By this point, you should have a good grasp of what the journey looks like for the client. It’s also important to make space for issues that directly relate to running the business. In particular, you should identify the teams and resources involved at each stage.
Most of the time, this is straightforward: you can look at a step in the process, identify which team deals with it, and ask them what resources they use. If this is ever unclear, then you’ve found an area of ambiguity which may need to be improved. Get the relevant colleagues to make a decision now about who has ownership of the process at that point, to make sure that no part of the customer journey is neglected.
To make the map more user-friendly colour code or mark out which parts of the journey sit with each team. This helps relevant teams easily identify the part of the customer journey that they impact and have responsibility for.

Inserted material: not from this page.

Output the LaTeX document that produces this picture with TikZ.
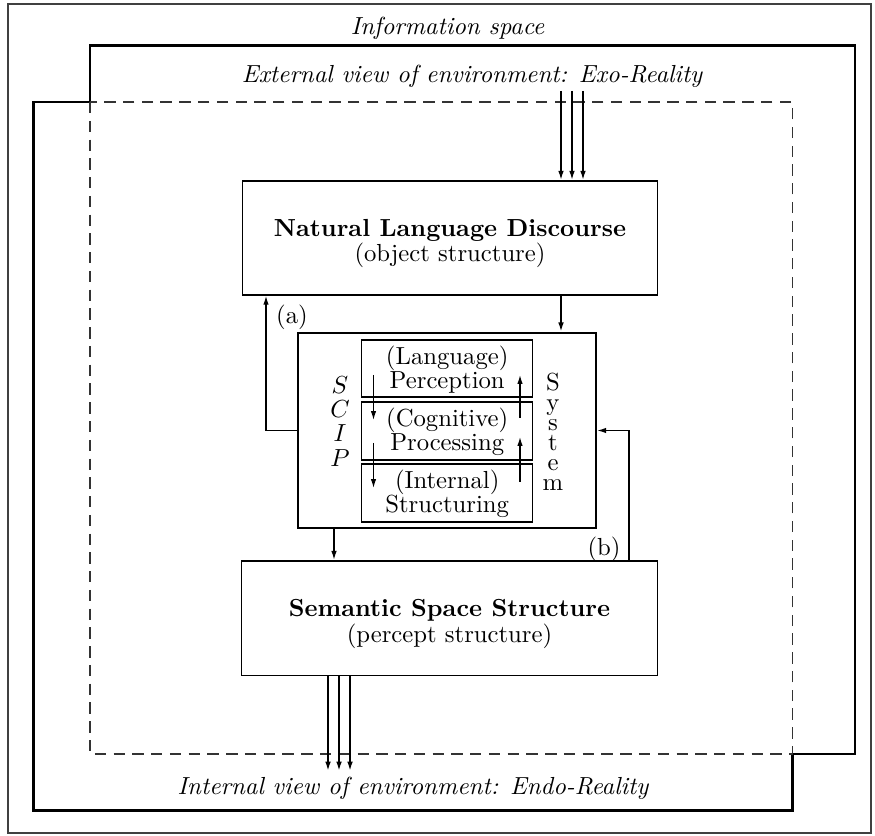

Having mapped the customer journey across one experience or marketing channel, it’s worth repeating the exercise for other clients Fortunately, the work you’ve already done will help. A lot of customer journeys will be variations on the same theme, and you can use the touchpoints from one map as the basis for analysing multiple client journeys. Even where there are variations, you’ll be able to save time by taking a lot of the data and analysis from one map to another.
Try to map out all the major variations on your customer journey, so that you can understand and plan for your common types of clients. If you can, repeat the customer journey one more time by taking it yourself. This will show you the reality of what you’ve mapped out, and maybe even draw attention to details you missed.
The better you understand your client’s experiences, the better you can meet their needs. A customer journey map is a valuable way of understanding those experiences, and a mapping exercise is a powerful way to engage multiple teams in seeing the clients’ point of view. By considering not only the practicalities but the emotional journey your clients go through, you can improve their experience and your overall relationship with them.